RECORDED DATA »

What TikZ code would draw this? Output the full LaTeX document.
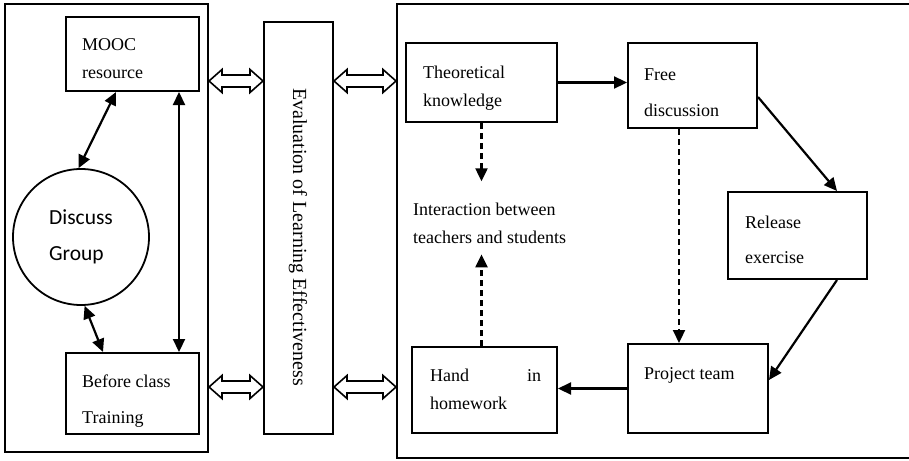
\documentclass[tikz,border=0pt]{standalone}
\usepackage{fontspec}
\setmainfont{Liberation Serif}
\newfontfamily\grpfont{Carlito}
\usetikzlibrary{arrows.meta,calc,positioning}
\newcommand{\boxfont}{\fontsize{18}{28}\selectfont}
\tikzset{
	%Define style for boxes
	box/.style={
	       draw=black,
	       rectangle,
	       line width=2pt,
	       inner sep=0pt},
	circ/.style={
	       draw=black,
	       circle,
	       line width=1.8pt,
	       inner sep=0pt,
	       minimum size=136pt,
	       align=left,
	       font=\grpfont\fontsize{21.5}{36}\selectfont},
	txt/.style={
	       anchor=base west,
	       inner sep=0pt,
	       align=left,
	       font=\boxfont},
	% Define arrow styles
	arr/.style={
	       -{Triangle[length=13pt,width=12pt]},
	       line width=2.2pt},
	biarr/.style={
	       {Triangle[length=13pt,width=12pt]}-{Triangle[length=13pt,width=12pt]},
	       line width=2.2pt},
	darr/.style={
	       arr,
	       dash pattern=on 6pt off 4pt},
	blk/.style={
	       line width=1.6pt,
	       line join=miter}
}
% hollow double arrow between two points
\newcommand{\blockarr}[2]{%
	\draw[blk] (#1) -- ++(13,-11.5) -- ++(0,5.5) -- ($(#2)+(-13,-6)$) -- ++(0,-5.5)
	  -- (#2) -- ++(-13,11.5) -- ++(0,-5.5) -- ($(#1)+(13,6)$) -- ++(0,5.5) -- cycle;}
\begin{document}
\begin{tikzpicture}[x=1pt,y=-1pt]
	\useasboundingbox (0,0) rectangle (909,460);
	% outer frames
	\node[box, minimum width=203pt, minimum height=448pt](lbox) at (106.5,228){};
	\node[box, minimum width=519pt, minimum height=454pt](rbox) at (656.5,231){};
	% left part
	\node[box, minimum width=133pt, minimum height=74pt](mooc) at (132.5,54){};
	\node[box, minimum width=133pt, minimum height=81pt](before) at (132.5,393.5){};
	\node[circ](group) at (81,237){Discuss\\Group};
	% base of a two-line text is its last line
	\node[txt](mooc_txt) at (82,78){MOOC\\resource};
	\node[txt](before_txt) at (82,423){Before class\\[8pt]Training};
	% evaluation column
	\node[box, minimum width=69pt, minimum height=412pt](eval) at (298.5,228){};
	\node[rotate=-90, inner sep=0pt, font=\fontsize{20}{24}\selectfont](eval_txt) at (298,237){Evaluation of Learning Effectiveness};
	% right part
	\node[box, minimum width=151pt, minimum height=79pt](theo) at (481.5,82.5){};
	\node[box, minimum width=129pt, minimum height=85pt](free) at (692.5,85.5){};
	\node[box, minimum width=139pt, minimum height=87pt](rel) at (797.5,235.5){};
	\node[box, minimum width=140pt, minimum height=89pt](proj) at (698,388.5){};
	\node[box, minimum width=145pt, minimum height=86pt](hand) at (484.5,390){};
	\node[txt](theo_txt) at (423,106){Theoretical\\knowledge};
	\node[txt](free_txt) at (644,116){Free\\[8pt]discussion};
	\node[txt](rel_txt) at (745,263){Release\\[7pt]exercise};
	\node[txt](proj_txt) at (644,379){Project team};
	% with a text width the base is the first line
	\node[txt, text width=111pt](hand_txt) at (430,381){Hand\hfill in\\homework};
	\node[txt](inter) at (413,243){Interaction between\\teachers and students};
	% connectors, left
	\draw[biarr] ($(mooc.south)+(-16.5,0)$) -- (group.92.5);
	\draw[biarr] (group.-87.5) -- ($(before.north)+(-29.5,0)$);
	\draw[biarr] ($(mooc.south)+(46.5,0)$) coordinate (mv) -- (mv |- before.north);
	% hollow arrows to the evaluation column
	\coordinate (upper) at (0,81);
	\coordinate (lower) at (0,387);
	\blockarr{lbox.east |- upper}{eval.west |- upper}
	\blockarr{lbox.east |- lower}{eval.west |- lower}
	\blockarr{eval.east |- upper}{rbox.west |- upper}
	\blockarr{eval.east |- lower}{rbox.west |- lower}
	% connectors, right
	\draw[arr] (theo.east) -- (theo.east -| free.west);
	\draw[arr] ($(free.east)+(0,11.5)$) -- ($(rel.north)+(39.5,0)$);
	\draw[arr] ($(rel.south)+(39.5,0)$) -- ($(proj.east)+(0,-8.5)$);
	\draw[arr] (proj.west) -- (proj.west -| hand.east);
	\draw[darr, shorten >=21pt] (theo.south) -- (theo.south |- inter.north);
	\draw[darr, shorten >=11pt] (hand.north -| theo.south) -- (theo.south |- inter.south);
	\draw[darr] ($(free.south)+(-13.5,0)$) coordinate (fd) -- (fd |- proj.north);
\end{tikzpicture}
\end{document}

TO BE DONE »
Copy out the listing exactly as it stands, but not the pictures.

FINISHED TASK »
What TikZ code would draw this? Output the full LaTeX document.
\documentclass[tikz,border=0pt]{standalone}
\usepackage{fontspec}
\setmainfont{Liberation Serif}
\newfontfamily\grpfont{Carlito}
\usetikzlibrary{arrows.meta,calc,positioning}
\newcommand{\boxfont}{\fontsize{18}{28}\selectfont}
\tikzset{
	%Define style for boxes
	box/.style={
	       draw=black,
	       rectangle,
	       line width=2pt,
	       inner sep=0pt},
	circ/.style={
	       draw=black,
	       circle,
	       line width=1.8pt,
	       inner sep=0pt,
	       minimum size=136pt,
	       align=left,
	       font=\grpfont\fontsize{21.5}{36}\selectfont},
	txt/.style={
	       anchor=base west,
	       inner sep=0pt,
	       align=left,
	       font=\boxfont},
	% Define arrow styles
	arr/.style={
	       -{Triangle[length=13pt,width=12pt]},
	       line width=2.2pt},
	biarr/.style={
	       {Triangle[length=13pt,width=12pt]}-{Triangle[length=13pt,width=12pt]},
	       line width=2.2pt},
	darr/.style={
	       arr,
	       dash pattern=on 6pt off 4pt},
	blk/.style={
	       line width=1.6pt,
	       line join=miter}
}
% hollow double arrow between two points
\newcommand{\blockarr}[2]{%
	\draw[blk] (#1) -- ++(13,-11.5) -- ++(0,5.5) -- ($(#2)+(-13,-6)$) -- ++(0,-5.5)
	  -- (#2) -- ++(-13,11.5) -- ++(0,-5.5) -- ($(#1)+(13,6)$) -- ++(0,5.5) -- cycle;}
\begin{document}
\begin{tikzpicture}[x=1pt,y=-1pt]
	\useasboundingbox (0,0) rectangle (909,460);
	% outer frames
	\node[box, minimum width=203pt, minimum height=448pt](lbox) at (106.5,228){};
	\node[box, minimum width=519pt, minimum height=454pt](rbox) at (656.5,231){};
	% left part
	\node[box, minimum width=133pt, minimum height=74pt](mooc) at (132.5,54){};
	\node[box, minimum width=133pt, minimum height=81pt](before) at (132.5,393.5){};
	\node[circ](group) at (81,237){Discuss\\Group};
	% base of a two-line text is its last line
	\node[txt](mooc_txt) at (82,78){MOOC\\resource};
	\node[txt](before_txt) at (82,423){Before class\\[8pt]Training};
	% evaluation column
	\node[box, minimum width=69pt, minimum height=412pt](eval) at (298.5,228){};
	\node[rotate=-90, inner sep=0pt, font=\fontsize{20}{24}\selectfont](eval_txt) at (298,237){Evaluation of Learning Effectiveness};
	% right part
	\node[box, minimum width=151pt, minimum height=79pt](theo) at (481.5,82.5){};
	\node[box, minimum width=129pt, minimum height=85pt](free) at (692.5,85.5){};
	\node[box, minimum width=139pt, minimum height=87pt](rel) at (797.5,235.5){};
	\node[box, minimum width=140pt, minimum height=89pt](proj) at (698,388.5){};
	\node[box, minimum width=145pt, minimum height=86pt](hand) at (484.5,390){};
	\node[txt](theo_txt) at (423,106){Theoretical\\knowledge};
	\node[txt](free_txt) at (644,116){Free\\[8pt]discussion};
	\node[txt](rel_txt) at (745,263){Release\\[7pt]exercise};
	\node[txt](proj_txt) at (644,379){Project team};
	% with a text width the base is the first line
	\node[txt, text width=111pt](hand_txt) at (430,381){Hand\hfill in\\homework};
	\node[txt](inter) at (413,243){Interaction between\\teachers and students};
	% connectors, left
	\draw[biarr] ($(mooc.south)+(-16.5,0)$) -- (group.92.5);
	\draw[biarr] (group.-87.5) -- ($(before.north)+(-29.5,0)$);
	\draw[biarr] ($(mooc.south)+(46.5,0)$) coordinate (mv) -- (mv |- before.north);
	% hollow arrows to the evaluation column
	\coordinate (upper) at (0,81);
	\coordinate (lower) at (0,387);
	\blockarr{lbox.east |- upper}{eval.west |- upper}
	\blockarr{lbox.east |- lower}{eval.west |- lower}
	\blockarr{eval.east |- upper}{rbox.west |- upper}
	\blockarr{eval.east |- lower}{rbox.west |- lower}
	% connectors, right
	\draw[arr] (theo.east) -- (theo.east -| free.west);
	\draw[arr] ($(free.east)+(0,11.5)$) -- ($(rel.north)+(39.5,0)$);
	\draw[arr] ($(rel.south)+(39.5,0)$) -- ($(proj.east)+(0,-8.5)$);
	\draw[arr] (proj.west) -- (proj.west -| hand.east);
	\draw[darr, shorten >=21pt] (theo.south) -- (theo.south |- inter.north);
	\draw[darr, shorten >=11pt] (hand.north -| theo.south) -- (theo.south |- inter.south);
	\draw[darr] ($(free.south)+(-13.5,0)$) coordinate (fd) -- (fd |- proj.north);
\end{tikzpicture}
\end{document}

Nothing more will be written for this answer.